SESTOLA, Italy (VN) — Pieter Weening’s stage 9 win up the Sestola climb on Sunday capped a perfect run for Orica-GreenEdge at the 2014 Giro d’Italia.
“I’d hoped to get in an escape and go for a stage win in the coming days,” the Dutchman said. “I got it on the first one today. It was bingo! Nearly perfect.”
Weening’s win at the ski station on Passo del Lupo, which lies 1,538 meters above the Po Valley and Modena, closed a successful first chapter of Orica’s Giro that began in Belfast.
The Aussie squad won the team time trial by five seconds over Omega Pharma-Quick Step and put Svein Tuft in the Giro’s famous pink jersey after the opening stage. Michael Matthews grabbed the jersey the following day, and he held onto the maglia rosa until losing time in Sunday’s stage. In between, Matthews won stage 6.
The success did not come by chance. The team began selecting its Giro lineup six months ago. In February, it met at its European base in Girona, Spain, and practiced the team time trial.
“That was the first goal, try to win that,” Weening added. “We knew that if we won that, we’d get the pink jersey, the pressure would be off.”
Matthews, 23, talked to sport director Matt White and general manager Shayne Bannan ahead of the Giro. They agreed that if they won the team time trial or came close, Matthews would have his chance to take the pink jersey at the end of the first road stage in Belfast.
All went according to plan. “Bling” Matthews placed eighth in stage 2 and even though he was on the same time with Tuft, he took the pink jersey thanks to his better placing at the finish line.
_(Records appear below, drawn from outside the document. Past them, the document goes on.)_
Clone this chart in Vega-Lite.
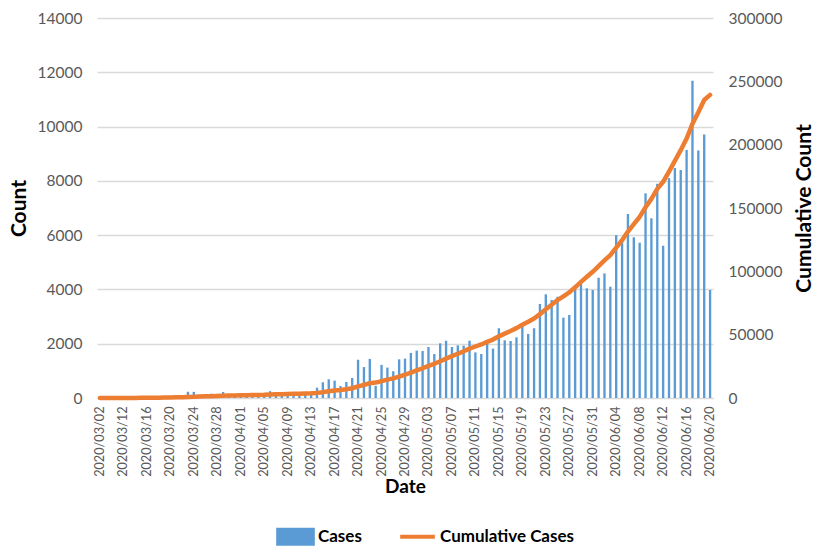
{
  "$schema": "https://vega.github.io/schema/vega-lite/v6.json",
  "width": 616,
  "height": 380,
  "autosize": {"type": "none"},
  "padding": {"left": 97, "top": 18, "right": 101, "bottom": 149},
  "background": "white",
  "config": {
    "view": {"stroke": null},
    "font": "Lato",
    "axis": {"labelFont": "Lato", "titleFont": "Lato", "labelColor": "#595959", "titleColor": "#000000", "titleFontWeight": "bold", "titleFontSize": 19, "ticks": false}
  },
  "data": {"values": [
    {"d":"2020/03/02","c":1,"cum":1},
    {"d":"2020/03/09","c":5,"cum":6},
    {"d":"2020/03/10","c":10,"cum":16},
    {"d":"2020/03/11","c":8,"cum":24},
    {"d":"2020/03/12","c":15,"cum":39},
    {"d":"2020/03/13","c":20,"cum":59},
    {"d":"2020/03/14","c":25,"cum":84},
    {"d":"2020/03/15","c":30,"cum":114},
    {"d":"2020/03/16","c":40,"cum":154},
    {"d":"2020/03/17","c":50,"cum":204},
    {"d":"2020/03/18","c":60,"cum":264},
    {"d":"2020/03/19","c":70,"cum":334},
    {"d":"2020/03/20","c":80,"cum":414},
    {"d":"2020/03/21","c":90,"cum":504},
    {"d":"2020/03/22","c":100,"cum":604},
    {"d":"2020/03/23","c":230,"cum":834},
    {"d":"2020/03/24","c":225,"cum":1059},
    {"d":"2020/03/25","c":120,"cum":1179},
    {"d":"2020/03/26","c":110,"cum":1289},
    {"d":"2020/03/27","c":160,"cum":1449},
    {"d":"2020/03/28","c":150,"cum":1599},
    {"d":"2020/03/29","c":220,"cum":1819},
    {"d":"2020/03/30","c":100,"cum":1919},
    {"d":"2020/03/31","c":110,"cum":2029},
    {"d":"2020/04/01","c":90,"cum":2119},
    {"d":"2020/04/02","c":120,"cum":2239},
    {"d":"2020/04/03","c":110,"cum":2349},
    {"d":"2020/04/04","c":100,"cum":2449},
    {"d":"2020/04/05","c":130,"cum":2579},
    {"d":"2020/04/06","c":250,"cum":2829},
    {"d":"2020/04/07","c":110,"cum":2939},
    {"d":"2020/04/08","c":100,"cum":3039},
    {"d":"2020/04/09","c":120,"cum":3159},
    {"d":"2020/04/10","c":110,"cum":3269},
    {"d":"2020/04/11","c":120,"cum":3389},
    {"d":"2020/04/12","c":130,"cum":3519},
    {"d":"2020/04/13","c":140,"cum":3659},
    {"d":"2020/04/14","c":380,"cum":4039},
    {"d":"2020/04/15","c":580,"cum":4619},
    {"d":"2020/04/16","c":690,"cum":5309},
    {"d":"2020/04/17","c":640,"cum":5949},
    {"d":"2020/04/18","c":440,"cum":6389},
    {"d":"2020/04/19","c":590,"cum":6979},
    {"d":"2020/04/20","c":740,"cum":7719},
    {"d":"2020/04/21","c":1410,"cum":9129},
    {"d":"2020/04/22","c":1140,"cum":10269},
    {"d":"2020/04/23","c":1440,"cum":11709},
    {"d":"2020/04/24","c":450,"cum":12159},
    {"d":"2020/04/25","c":1220,"cum":13379},
    {"d":"2020/04/26","c":1120,"cum":14499},
    {"d":"2020/04/27","c":985,"cum":15484},
    {"d":"2020/04/28","c":1425,"cum":16909},
    {"d":"2020/04/29","c":1450,"cum":18359},
    {"d":"2020/04/30","c":1660,"cum":20019},
    {"d":"2020/05/01","c":1745,"cum":21764},
    {"d":"2020/05/02","c":1730,"cum":23494},
    {"d":"2020/05/03","c":1880,"cum":25374},
    {"d":"2020/05/04","c":1620,"cum":26994},
    {"d":"2020/05/05","c":2015,"cum":29009},
    {"d":"2020/05/06","c":2110,"cum":31119},
    {"d":"2020/05/07","c":1880,"cum":32999},
    {"d":"2020/05/08","c":1940,"cum":34939},
    {"d":"2020/05/09","c":1930,"cum":36869},
    {"d":"2020/05/10","c":2110,"cum":38979},
    {"d":"2020/05/11","c":1680,"cum":40659},
    {"d":"2020/05/12","c":1620,"cum":42279},
    {"d":"2020/05/13","c":2015,"cum":44294},
    {"d":"2020/05/14","c":1820,"cum":46114},
    {"d":"2020/05/15","c":2570,"cum":48684},
    {"d":"2020/05/16","c":2125,"cum":50809},
    {"d":"2020/05/17","c":2100,"cum":52909},
    {"d":"2020/05/18","c":2235,"cum":55144},
    {"d":"2020/05/19","c":2650,"cum":57794},
    {"d":"2020/05/20","c":2360,"cum":60154},
    {"d":"2020/05/21","c":2570,"cum":62724},
    {"d":"2020/05/22","c":3465,"cum":66189},
    {"d":"2020/05/23","c":3820,"cum":70009},
    {"d":"2020/05/24","c":3610,"cum":73619},
    {"d":"2020/05/25","c":3730,"cum":77349},
    {"d":"2020/05/26","c":2960,"cum":80309},
    {"d":"2020/05/27","c":3060,"cum":83369},
    {"d":"2020/05/28","c":4020,"cum":87389},
    {"d":"2020/05/29","c":4260,"cum":91649},
    {"d":"2020/05/30","c":4040,"cum":95689},
    {"d":"2020/05/31","c":3980,"cum":99669},
    {"d":"2020/06/01","c":4430,"cum":104099},
    {"d":"2020/06/02","c":4590,"cum":108689},
    {"d":"2020/06/03","c":4100,"cum":112789},
    {"d":"2020/06/04","c":6000,"cum":118789},
    {"d":"2020/06/05","c":5820,"cum":124609},
    {"d":"2020/06/06","c":6780,"cum":131389},
    {"d":"2020/06/07","c":5920,"cum":137309},
    {"d":"2020/06/08","c":5720,"cum":143029},
    {"d":"2020/06/09","c":7540,"cum":150569},
    {"d":"2020/06/10","c":6620,"cum":157189},
    {"d":"2020/06/11","c":7890,"cum":165079},
    {"d":"2020/06/12","c":5610,"cum":170689},
    {"d":"2020/06/13","c":8100,"cum":178789},
    {"d":"2020/06/14","c":8475,"cum":187264},
    {"d":"2020/06/15","c":8400,"cum":195664},
    {"d":"2020/06/16","c":9140,"cum":204804},
    {"d":"2020/06/17","c":11690,"cum":216494},
    {"d":"2020/06/18","c":9120,"cum":225614},
    {"d":"2020/06/19","c":9710,"cum":235324},
    {"d":"2020/06/20","c":3980,"cum":239304}
  ]},
  "encoding": {
    "x": {
      "field": "d", "type": "nominal", "sort": null,
      "scale": {"paddingInner": 0.6, "paddingOuter": 0.3},
      "axis": {
        "title": "Date", "labelAngle": -90, "labelFontSize": 12.7, "labelPadding": 8, "titlePadding": 1,
        "domainColor": "#d9d9d9", "grid": false,
        "values": ["2020/03/02","2020/03/12","2020/03/16","2020/03/20","2020/03/24","2020/03/28","2020/04/01","2020/04/05","2020/04/09","2020/04/13","2020/04/17","2020/04/21","2020/04/25","2020/04/29","2020/05/03","2020/05/07","2020/05/11","2020/05/15","2020/05/19","2020/05/23","2020/05/27","2020/05/31","2020/06/04","2020/06/08","2020/06/12","2020/06/16","2020/06/20"]
      }
    }
  },
  "layer": [
    {
      "mark": {"type": "bar"},
      "encoding": {
        "y": {
          "field": "c", "type": "quantitative",
          "scale": {"domain": [0, 14000], "nice": false},
          "axis": {"title": "Count", "titleFontSize": 21, "values": [0,2000,4000,6000,8000,10000,12000,14000], "format": "d", "labelFontSize": 15.5, "labelPadding": 15, "titlePadding": 8, "domain": false, "grid": true, "gridColor": "#d9d9d9", "gridWidth": 1.3}
        },
        "color": {
          "datum": "Cases",
          "scale": {"domain": ["Cases", "Cumulative Cases"], "range": ["#5B9BD5", "#ED7D31"]},
          "legend": {
            "title": null, "orient": "none", "direction": "horizontal", "legendX": 179, "legendY": 499,
            "padding": 0, "labelFont": "Lato", "labelFontSize": 17, "labelFontWeight": "bold", "labelColor": "#000000",
            "labelOffset": 3, "columnPadding": 30, "symbolSize": 1200,
            "encode": {
              "symbols": {"update": {
                "shape": {"signal": "datum.value === 'Cases' ? 'M-1,-0.4H1V0.4H-1Z' : 'M-1,-0.4M-1,0H1M1,0.4'"},
                "fill": {"signal": "datum.value === 'Cases' ? '#5B9BD5' : 'transparent'"},
                "stroke": {"signal": "datum.value === 'Cases' ? 'transparent' : '#ED7D31'"},
                "strokeWidth": {"value": 4},
                "opacity": {"value": 1}
              }}
            }
          }
        }
      }
    },
    {
      "mark": {"type": "line", "strokeWidth": 4.5, "strokeCap": "round", "strokeJoin": "round"},
      "encoding": {
        "y": {
          "field": "cum", "type": "quantitative",
          "scale": {"domain": [0, 300000], "nice": false},
          "axis": {"title": "Cumulative Count", "titleFontSize": 21, "titleAngle": 270, "titleBaseline": "top", "orient": "right", "values": [0,50000,100000,150000,200000,250000,300000], "format": "d", "labelFontSize": 15.5, "labelPadding": 15, "titlePadding": 12, "domain": false, "grid": false}
        },
        "color": {"datum": "Cumulative Cases"}
      }
    }
  ],
  "resolve": {"scale": {"y": "independent"}}
}
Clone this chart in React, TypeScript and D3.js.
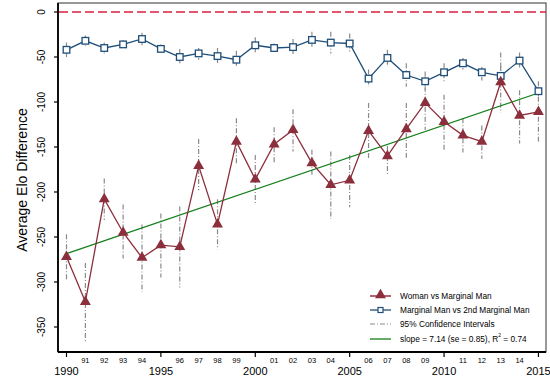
import React from "react";
import * as d3 from "d3";

const width = 550;
const height = 381;

// years and series
const years = d3.range(1990, 2016);
const womanVsMarginal = [
  -272, -322, -208, -245, -273, -259, -261, -171, -236, -144, -186, -147, -131,
  -168, -192, -187, -132, -160, -130, -101, -122, -137, -144, -78, -115, -111,
];
const womanLow = [
  -298, -366, -231, -274, -311, -295, -306, -198, -264, -170, -214, -167, -155,
  -183, -230, -217, -164, -181, -162, -131, -153, -156, -163, -112, -146, -144,
];
const womanHigh = [
  -247, -279, -185, -214, -236, -224, -216, -141, -208, -118, -159, -128, -108,
  -153, -155, -159, -101, -149, -101, -72, -92, -118, -126, -45, -87, -83,
];
const marginalVs2nd = [
  -42, -32, -40, -36, -30, -41, -50, -46, -49, -53, -37, -40, -39, -31, -34, -35,
  -74, -51, -70, -77, -67, -57, -67, -71, -54, -88,
];
const marginalLow = [
  -50, -38, -46, -40, -37, -46, -57, -53, -58, -61, -47, -46, -48, -39, -46, -44,
  -83, -61, -83, -88, -78, -64, -76, -82, -64, -98,
];
const marginalHigh = [
  -34, -26, -34, -31, -23, -36, -41, -40, -40, -43, -28, -35, -30, -22, -22, -24,
  -64, -42, -57, -66, -57, -51, -61, -60, -45, -77,
];
const fitSlope = 7.14;
const fitAt1990 = -268.5;

const majorYears = [1990, 1995, 2000, 2005, 2010, 2015];
const yTicks = [0, -50, -100, -150, -200, -250, -300, -350];
const legendLabels = [
  "Woman vs Marginal Man",
  "Marginal Man vs 2nd Marginal Man",
  "95% Confidence Intervals",
  "slope = 7.14 (se = 0.85), R",
];

const red = "#8c2f3c";
const blue = "#1f4e79";
const green = "#13801a";
const ciGray = "#8a8a8a";
const font = "'Liberation Sans', Arial, sans-serif";

const plot = { left: 58, right: 546, top: 3, bottom: 352 };

const x = d3.scaleLinear().domain([1989.55, 2015.4]).range([plot.left, plot.right]);
const y = d3.scaleLinear().domain([10, -377.8]).range([plot.top, plot.bottom]);

const tri = d3.symbol().type(d3.symbolTriangle).size(52);

const App = () => {
  const womanLine = d3
    .line<number>()
    .x((d, i) => x(years[i]))
    .y((d) => y(d))(womanVsMarginal);
  const marginalLine = d3
    .line<number>()
    .x((d, i) => x(years[i]))
    .y((d) => y(d))(marginalVs2nd);

  const lx = 370;
  const ly = [296, 310, 324, 339];

  return (
    <svg width={width} height={height} style={{ position: "absolute", left: 0, top: 0 }}>
      <rect width={width} height={height} fill="white" />
      {/* frame */}
      <rect
        x={plot.left}
        y={plot.top}
        width={plot.right - plot.left}
        height={plot.bottom - plot.top}
        fill="none"
        stroke="#333"
        strokeWidth={1}
      />
      <line x1={plot.left} x2={plot.left} y1={plot.top} y2={plot.bottom} stroke="black" strokeWidth={1.8} />
      <line x1={plot.left} x2={plot.right} y1={plot.bottom} y2={plot.bottom} stroke="black" strokeWidth={1.8} />

      {/* y axis */}
      {yTicks.map((t) => (
        <g key={t}>
          <line x1={plot.left - 4} x2={plot.left} y1={y(t)} y2={y(t)} stroke="black" strokeWidth={1.2} />
          <text
            transform={`translate(41,${y(t)}) rotate(-90)`}
            textAnchor="middle"
            dominantBaseline="central"
            fontFamily={font}
            fontSize={10}
          >
            {t}
          </text>
        </g>
      ))}
      <text
        transform={`translate(22,180) rotate(-90)`}
        textAnchor="middle"
        dominantBaseline="central"
        fontFamily={font}
        fontSize={14}
      >
        Average Elo Difference
      </text>

      {/* x axis */}
      {years.map((yr) =>
        majorYears.includes(yr) ? (
          <g key={yr}>
            <line x1={x(yr)} x2={x(yr)} y1={plot.bottom} y2={plot.bottom + 5} stroke="black" strokeWidth={1.2} />
            <text x={x(yr)} y={375} textAnchor="middle" fontFamily={font} fontSize={11}>
              {yr}
            </text>
          </g>
        ) : (
          <text key={yr} x={x(yr)} y={363} textAnchor="middle" fontFamily={font} fontSize={7.5}>
            {String(yr % 100).padStart(2, "0")}
          </text>
        )
      )}

      {/* zero reference */}
      <line
        x1={plot.left + 1}
        x2={plot.right}
        y1={y(0)}
        y2={y(0)}
        stroke="#dc1f3e"
        strokeWidth={1.3}
        strokeDasharray="9 4"
      />

      {/* confidence intervals */}
      {years.map((yr, i) => (
        <g key={"ci" + yr} stroke={ciGray} strokeWidth={1.2} strokeDasharray="5 2 1 2">
          <line x1={x(yr)} x2={x(yr)} y1={y(womanHigh[i])} y2={y(womanLow[i])} />
          <line x1={x(yr)} x2={x(yr)} y1={y(marginalHigh[i])} y2={y(marginalLow[i])} />
        </g>
      ))}

      {/* fitted trend */}
      <line
        x1={x(1990)}
        x2={x(2015)}
        y1={y(fitAt1990)}
        y2={y(fitAt1990 + fitSlope * 25)}
        stroke={green}
        strokeWidth={1.3}
      />

      {/* series */}
      <path d={marginalLine ?? ""} fill="none" stroke={blue} strokeWidth={1.3} />
      {marginalVs2nd.map((v, i) => (
        <rect
          key={"sq" + i}
          x={x(years[i]) - 3.3}
          y={y(v) - 3.3}
          width={6.6}
          height={6.6}
          fill="white"
          stroke={blue}
          strokeWidth={1.3}
        />
      ))}
      <path d={womanLine ?? ""} fill="none" stroke={red} strokeWidth={1.3} />
      {womanVsMarginal.map((v, i) => (
        <path key={"tr" + i} d={tri() ?? ""} transform={`translate(${x(years[i])},${y(v)})`} fill={red} />
      ))}

      {/* legend */}
      <g fontFamily={font} fontSize={8.3}>
        <line x1={lx} x2={lx + 21} y1={ly[0]} y2={ly[0]} stroke="#b0646e" strokeWidth={2} />
        <path d={tri() ?? ""} transform={`translate(${lx + 10.5},${ly[0] - 1})`} fill={red} />
        <line x1={lx} x2={lx + 21} y1={ly[1]} y2={ly[1]} stroke={blue} strokeWidth={1.3} />
        <rect x={lx + 8} y={ly[1] - 2.5} width={5} height={5} fill="white" stroke={blue} strokeWidth={1.2} />
        <line x1={lx} x2={lx + 21} y1={ly[2]} y2={ly[2]} stroke={ciGray} strokeWidth={1} strokeDasharray="5 2 1 2" />
        <line x1={lx} x2={lx + 21} y1={ly[3]} y2={ly[3]} stroke={green} strokeWidth={1.3} />
        {legendLabels.map((t, i) => (
          <text key={t} x={400} y={ly[i]} dominantBaseline="central">
            {t}
            {i === 3 ? (
              <>
                <tspan fontSize={5} dy={-4}>
                  2
                </tspan>
                <tspan dy={4}> = 0.74</tspan>
              </>
            ) : null}
          </text>
        ))}
      </g>
    </svg>
  );
};

export default App;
During that day’s press conference in Belfast, Matthews spoke about the other goal that he planned with White and Bannan: win stage 5 or 6.
Back in Italy a few days later, Nairo Quintana (Movistar) let open a gap in the group when they approached Viggiano at the end of stage 5. Matthews shot around and ahead, but the effort fell short and he placed sixth.
The next day to Montecassino’s abbey, however, worked out for the squad. The squad rode at the front with Omega Pharma and BMC when a crash took down over a quarter of the peloton with 11 kilometers left. Matthews made the nine-man split with Cadel Evans and after hitching a ride with his countryman up the final climb, he surged ahead with about 40 meters remaining and claimed victory.
Some criticized BMC and Orica for pushing ahead when a large portion of the peloton had fallen near the base of the finishing ascent, but Weening said the team’s planning helped.
“Matthews won his stage partly because we were riding in front,” Weening explained. “There was the crash, yes, but he was in good shape and won the stage. Sometimes you need good luck but sometimes you have to make it yourself.”
Weening helped the team take win No. 3 and his second, after the Orvieto stage in 2011. Following the successful opening run, it came a little easier.
“There’s a good atmosphere in the team, anything we do now is something extra it seems,” Weening said. “We had a perfect Giro so far, when you have a good start in a stage race like this, there’s not pressure anymore and it works out perfectly.”
Matthews’ crash during Sunday’s stage only slightly spoiled the party. Weening said when he saw him at the finish, he appeared to be OK and ready to continue after Monday’s rest day.